As we work on setting up our environments, I found this quite useful:
To check that torch is using a GPU:
In [1]: import torch
In [2]: torch.cuda.current_device()
Out[2]: 0
In [3]: torch.cuda.device(0)
Out[3]: <torch.cuda.device at 0x7f2132913c50>
In [4]: torch.cuda.device_count()
Out[4]: 1
In [5]: torch.cuda.get_device_name(0)
Out[5]: 'Tesla K80'
To check that keras is using a GPU:
import tensorflow as tf
tf.Session(config=tf.ConfigProto(log_device_placement=True))
and check the jupyter logs for device info.
One could argue that ‘seeing’ a GPU is not really telling us that it is being used in training, but I think that here this is equivalent. Once a library sees the GPU, we are all set.
That is an interesting question and would be interesting to research. I do not have an answer myself.
I use nvidia-smi -l to see what my GPU is up to but this only gives you basic information. I think that newer versions of keras started preallocating all the GPU memory, so it doesn’t tell you much, but with torch you can see how much GPU memory is utilized by your process, that can be quite handy.
There are also more considerations that go into the batch size, so making it a heuristic to always stick as many training examples into a batch might not be ideal. Still, I think for this purpose - to have a cursory glance at model size in GPU given batch size and other parameters - nvida-smi seems to work quite nicely for torch at least based on my 2 hrs or so of experience with torch thus far
Yes that was a refreshing change with PyTorch. Keras (and I think it is tinkering down from Tensorflow backend) would grab the entire GPU memory by default and you would not know what is the actual usage.

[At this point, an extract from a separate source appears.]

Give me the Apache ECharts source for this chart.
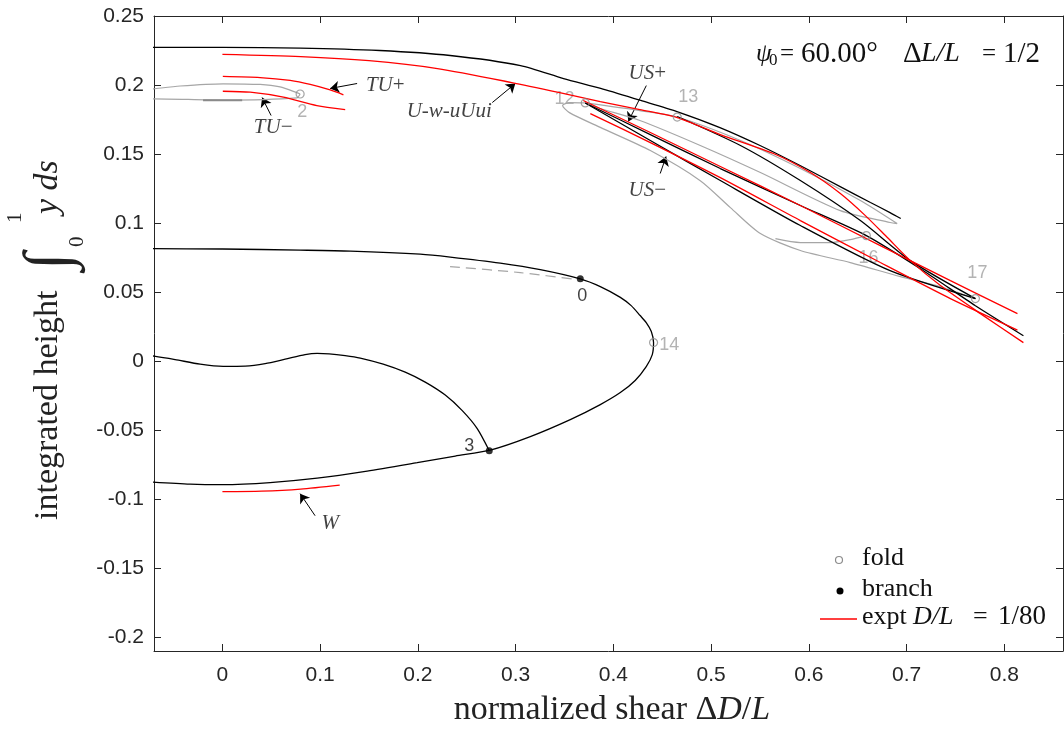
<!DOCTYPE html>
<html lang="en">
<head>
<meta charset="UTF-8">
<title>integrated height vs normalized shear</title>
<script src="https://cdn.jsdelivr.net/npm/echarts@6/dist/echarts.min.js"></script>
<style>html,body{margin:0;background:#fff;}</style>
</head>
<body>
<div id="main" style="width:1064px;height:733px;"></div>
<script>
// axis ticks
var xTicks = [0, 0.1, 0.2, 0.3, 0.4, 0.5, 0.6, 0.7, 0.8];
var yTicks = [-0.2, -0.15, -0.1, -0.05, 0, 0.05, 0.1, 0.15, 0.2, 0.25];

// black (stable) branches
var blackTop = [[-0.08,0.2272],[0,0.2272],[0.0795,0.2268],[0.161,0.225],[0.233,0.2214],[0.305,0.2141],[0.349,0.2047],[0.387,0.1975],[0.428,0.1888],[0.465,0.1808],[0.509,0.1692],[0.550,0.1562],[0.591,0.1417],[0.632,0.1264],[0.663,0.1149],[0.683,0.1076],[0.694,0.1033]];
var blackLoop = [[-0.08,0.0815],[0,0.0812],[0.0795,0.0804],[0.131,0.0797],[0.2024,0.0775],[0.2331,0.0754],[0.2843,0.071],[0.3252,0.0663],[0.3661,0.0596],[0.3866,0.054],[0.4071,0.0462],[0.4182,0.0402],[0.4274,0.033],[0.4336,0.0279],[0.4388,0.0214],[0.4411,0.0134],[0.4398,0.0047],[0.4336,-0.004],[0.4223,-0.014],[0.4071,-0.0228],[0.3866,-0.0315],[0.3559,-0.0424],[0.315,-0.0547],[0.274,-0.0645],[0.2382,-0.0688],[0.1993,-0.0736],[0.1481,-0.0797],[0.0969,-0.0848],[0.0488,-0.088],[0.0007,-0.0895],[-0.033,-0.0891],[-0.08,-0.0872]];
var blackWavy = [[-0.08,0.0044],[-0.0699,0.0036],[-0.0484,0.0011],[-0.0228,-0.0022],[0.0007,-0.0038],[0.0232,-0.0036],[0.0437,-0.0018],[0.0642,0.0014],[0.0846,0.0047],[0.0969,0.0056],[0.1092,0.0053],[0.1256,0.004],[0.141,0.0022],[0.1645,-0.0022],[0.187,-0.008],[0.2075,-0.0152],[0.228,-0.0246],[0.2454,-0.0359],[0.2607,-0.0489],[0.273,-0.0649]];
var black12a = [[0.3712,0.187],[0.4378,0.1641],[0.5094,0.1395],[0.5913,0.1127],[0.6588,0.0909],[0.7171,0.0655],[0.7704,0.0401],[0.8195,0.0184]];
var black12b = [[0.3712,0.187],[0.4378,0.1598],[0.5094,0.1308],[0.5913,0.0982],[0.6831,0.0655],[0.7704,0.0453]];
var black13 = [[0.4653,0.1772],[0.53,0.1562],[0.5913,0.1308],[0.6527,0.1018],[0.7038,0.0728],[0.7704,0.0453]];

// grey (unstable) branches
var greyTuUpper = [[-0.08,0.1965],[-0.0706,0.1972],[-0.0433,0.1993],[0.0007,0.2009],[0.0386,0.2004],[0.059,0.1986],[0.0762,0.1945],[0.0795,0.1935]];
var greyTuLower = [[-0.08,0.1899],[-0.07,0.19],[0,0.1891],[0.0762,0.1907],[0.0795,0.1935]];
var greyTuDark = [[-0.0198,0.1889],[0.0202,0.1889]];
var greyLens = [[0.3712,0.187],[0.4271,0.1815],[0.4653,0.1768],[0.53,0.1598],[0.5913,0.1395],[0.6527,0.1163],[0.6903,0.0996],[0.6831,0.1004],[0.6322,0.109],[0.5504,0.1366],[0.4889,0.1562],[0.4271,0.1743],[0.3866,0.183],[0.3712,0.187]];
var greyLoop = [[0.3712,0.187],[0.355,0.1873],[0.348,0.1851],[0.355,0.18],[0.3866,0.1693],[0.4378,0.1525],[0.4889,0.1307],[0.5197,0.1112],[0.5504,0.0924],[0.5913,0.0801],[0.6424,0.0714],[0.6937,0.0612],[0.7346,0.0539],[0.7704,0.0453]];
var grey16 = [[0.5658,0.0887],[0.5913,0.0859],[0.622,0.0859],[0.6425,0.088],[0.6588,0.0909]];
var greyDash = [[0.2329,0.0685],[0.3047,0.0641],[0.363,0.059]];

// experiments D/L = 1/80
var redUw = [[0,0.2222],[0.08,0.2206],[0.15,0.2176],[0.22,0.2119],[0.296,0.2018],[0.345,0.1945],[0.3866,0.188],[0.4271,0.1822],[0.4653,0.1764],[0.5094,0.1641],[0.5637,0.1504],[0.6015,0.1366],[0.6322,0.1214],[0.6578,0.1054],[0.6803,0.0895],[0.7038,0.0728],[0.7346,0.0547],[0.7755,0.0344],[0.8195,0.0134]];
var redUsPlus = [[0.3692,0.1888],[0.4378,0.1656],[0.5094,0.141],[0.5913,0.1127],[0.6731,0.0837],[0.7448,0.0583],[0.8134,0.0344]];
var redUsMinus = [[0.3764,0.1793],[0.4378,0.1583],[0.5094,0.1329],[0.5913,0.1018],[0.6731,0.0714],[0.7448,0.0453],[0.8134,0.0225]];
var redTuPlus = [[0.0004,0.2062],[0.0386,0.2054],[0.0693,0.2033],[0.0898,0.2004],[0.1102,0.1964],[0.1238,0.1929]];
var redTuMinus = [[0.0004,0.1955],[0.0284,0.1948],[0.0624,0.1912],[0.0966,0.1851],[0.1256,0.1822]];
var redW = [[0,-0.0946],[0.04,-0.0942],[0.08,-0.0927],[0.12,-0.0898]];

// special points
var foldPts = [[0.0795,0.1935],[0.3712,0.187],[0.4653,0.1768],[0.4411,0.0134],[0.6588,0.0909],[0.7704,0.0453]];
var branchPts = [[0.3661,0.0596],[0.273,-0.0649]];
var greyNums = [[0.0816,0.1801,'2'],[0.3499,0.1902,'12'],[0.4767,0.191,'13'],[0.4572,0.012,'14'],[0.6609,0.075,'16'],[0.7724,0.0641,'17']];
var blackNums = [[0.3682,0.0475,'0'],[0.2525,-0.0612,'3']];

// annotations: label position, arrow tail -> head
var noteLabels = [[0.1666,0.1996,'{i|TU}{n|+}'],[0.0519,0.1692,'{i|TU}{n|\u2212}'],[0.2321,0.1808,'{i|U}{n|-}{i|w}{n|-}{i|uUui}'],[0.4347,0.2083,'{i|US}{n|+}'],[0.4347,0.1236,'{i|US}{n|\u2212}'],[0.1102,-0.1178,'{i|W}']];
var noteArrows = [
  [[0.1378,0.2011],[0.1102,0.1975]],
  [[0.0498,0.1779],[0.0406,0.1909]],
  [[0.2761,0.1873],[0.2997,0.2011]],
  [[0.4337,0.1996],[0.4153,0.1736]],
  [[0.4479,0.1359],[0.4539,0.1482]],
  [[0.0948,-0.112],[0.0795,-0.096]]
];

var SERIF = '"Liberation Serif", "Times New Roman", serif';
var SANS = '"Liberation Sans", Arial, Helvetica, sans-serif';
var AXC = '#262626';

function fmt(v) { return String(parseFloat(v.toFixed(2))); }

function curve(data, color, width, extra) {
    var s = {
        type: 'line', data: data, symbol: 'none', showSymbol: false,
        smooth: 0.25, clip: true, silent: true,
        lineStyle: { color: color, width: width }
    };
    for (var k in extra) s[k] = extra[k];
    return s;
}

var chart = echarts.init(document.getElementById('main'));

function tickAxis(pos, min, max, ticks, showLabel) {
    return {
        type: 'value', position: pos, min: min, max: max,
        axisLine: { show: true, onZero: false, lineStyle: { color: AXC, width: 1 } },
        axisTick: { show: true, inside: true, length: 7, customValues: ticks, lineStyle: { color: AXC } },
        axisLabel: { show: showLabel, customValues: ticks, formatter: fmt, color: AXC, fontSize: 21, fontFamily: SANS, margin: pos === 'bottom' ? 14 : 10 },
        splitLine: { show: false }
    };
}

function txt(x, y, s, font, extra) {
    var st = { text: s, font: font, fill: '#111', verticalAlign: 'middle' };
    for (var k in extra) st[k] = extra[k];
    return { type: 'text', x: x, y: y, style: st };
}

var grey = '#a6a6a6';
var F29 = '29px ' + SERIF, I28 = 'italic 28px ' + SERIF;
chart.setOption({
    animation: false,
    grid: { left: 154, right: 1, top: 16, bottom: 82 },
    xAxis: [tickAxis('bottom', -0.07, 0.86, xTicks, true), tickAxis('top', -0.07, 0.86, xTicks, false)],
    yAxis: [tickAxis('left', -0.21, 0.25, yTicks, true), tickAxis('right', -0.21, 0.25, yTicks, false)],
    series: [
        curve(greyTuUpper, grey, 1.2),
        curve(greyTuLower, grey, 1.2),
        curve(greyTuDark, '#8a8a8a', 2),
        curve(greyLens, grey, 1.2),
        curve(greyLoop, grey, 1.2),
        curve(grey16, grey, 1.2),
        curve(greyDash, grey, 1.2, { lineStyle: { color: grey, width: 1.2, type: [10, 6] } }),
        curve(blackTop, '#000', 1.3),
        curve(blackLoop, '#000', 1.3),
        curve(blackWavy, '#000', 1.3),
        curve(black12a, '#000', 1.3),
        curve(black12b, '#000', 1.3),
        curve(black13, '#000', 1.3),
        curve(redUw, '#ff0000', 1.3),
        curve(redUsPlus, '#ff0000', 1.3),
        curve(redUsMinus, '#ff0000', 1.3),
        curve(redTuPlus, '#ff0000', 1.3),
        curve(redTuMinus, '#ff0000', 1.3),
        curve(redW, '#ff0000', 1.3),
        {
            type: 'lines', coordinateSystem: 'cartesian2d', silent: true,
            symbol: ['none', 'arrow'], symbolSize: 9,
            lineStyle: { color: '#000', width: 1, opacity: 1, curveness: 0 },
            data: noteArrows.map(function (a) { return { coords: a }; })
        },
        {
            type: 'scatter', data: foldPts, symbol: 'circle', symbolSize: 8, silent: true, z: 5,
            itemStyle: { color: 'rgba(255,255,255,0)', borderColor: '#8c8c8c', borderWidth: 1.2 }
        },
        {
            type: 'scatter', data: branchPts, symbol: 'circle', symbolSize: 7, silent: true, z: 5,
            itemStyle: { color: '#000' }
        },
        {
            type: 'scatter', data: greyNums, symbolSize: 0, silent: true,
            label: { show: true, position: 'inside', formatter: function (p) { return p.data[2]; }, color: '#a0a0a0', fontSize: 18, fontFamily: SANS }
        },
        {
            type: 'scatter', data: blackNums, symbolSize: 0, silent: true,
            label: { show: true, position: 'inside', formatter: function (p) { return p.data[2]; }, color: '#111', fontSize: 18, fontFamily: SANS }
        },
        {
            type: 'scatter', data: noteLabels, symbolSize: 0, silent: true,
            label: {
                show: true, position: 'inside', formatter: function (p) { return p.data[2]; },
                rich: {
                    i: { fontStyle: 'italic', fontSize: 21, fontFamily: SERIF, color: '#111' },
                    n: { fontSize: 21, fontFamily: SERIF, color: '#111' }
                }
            }
        }
    ],
    graphic: [
        // x axis title
        txt(612, 710, '{n|normalized shear \u0394}{i|D}{n|/}{i|L}', null, {
            align: 'center', fill: '#222',
            rich: { n: { font: '34px ' + SERIF, fill: '#222' }, i: { font: 'italic 34px ' + SERIF, fill: '#222' } } }),
        // y axis title, rotated
        { type: 'group', x: 48, y: 520, rotation: Math.PI / 2, children: [
            txt(0, 0, 'integrated height', '34px ' + SERIF, { fill: '#222' }),
            txt(250, 3, '\u222B', '64px ' + SERIF, { fill: '#222' }),
            txt(297, -33, '1', '21px ' + SERIF, { fill: '#222' }),
            txt(273, 29, '0', '21px ' + SERIF, { fill: '#222' }),
            txt(306, 0, 'y ds', 'italic 34px ' + SERIF, { fill: '#222' })
        ] },
        // parameters
        txt(756, 54, '\u03C8', 'italic 25px ' + SERIF),
        txt(769, 61, '0', '17px ' + SERIF),
        txt(780, 54, '=', '25px ' + SERIF),
        txt(801, 54, '60.00\u00B0', F29),
        txt(903, 54, '\u0394', F29),
        txt(921, 54, 'L/L', I28),
        txt(982, 54, '=', '25px ' + SERIF),
        txt(1003, 54, '1/2', F29),
        // legend
        { type: 'circle', shape: { cx: 839, cy: 560, r: 3.5 }, style: { fill: 'none', stroke: '#8c8c8c', lineWidth: 1.2 } },
        txt(862, 558, 'fold', '26px ' + SERIF),
        { type: 'circle', shape: { cx: 840, cy: 591, r: 3.5 }, style: { fill: '#000' } },
        txt(862, 589, 'branch', '26px ' + SERIF),
        { type: 'line', shape: { x1: 820, y1: 619, x2: 857, y2: 619 }, style: { stroke: '#ff0000', lineWidth: 1.5 } },
        txt(862, 617, 'expt', '26px ' + SERIF),
        txt(913, 617, 'D/L', 'italic 26px ' + SERIF),
        txt(973, 617, '=', '26px ' + SERIF),
        txt(998, 617, '1/80', '27px ' + SERIF)
    ]
});
</script>
</body>
</html>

Also, Tensorflow’s default setting is allocating full GPU memory during the run. Hence, with Keras and TF as backend, you’re most likely to see ~100% memory being allocated. This default behavior can be changed by @jeremy’s tip here (Tip: Clear tensorflow GPU memory).
PyTorch is nicer on this aspect. Allocating just enough memory as it needs.
Can someone let me know their modules and driver versions…
I have downloaded them thrice but they are always incompatible as reported by the installer.(cuda)
Choose your OS, Architecture (x86_64 mostly) and you will get the file to download.
For Pytorch installation go to pytorch.org Most likely you might want the Cuda 8.0
Finally for fast.ai, you will git clone https://github.com/fastai/fastai.git. But since it will be updated with new material before each class, you will need to do a git pull each time.
These are very general pointers. Hope they are useful.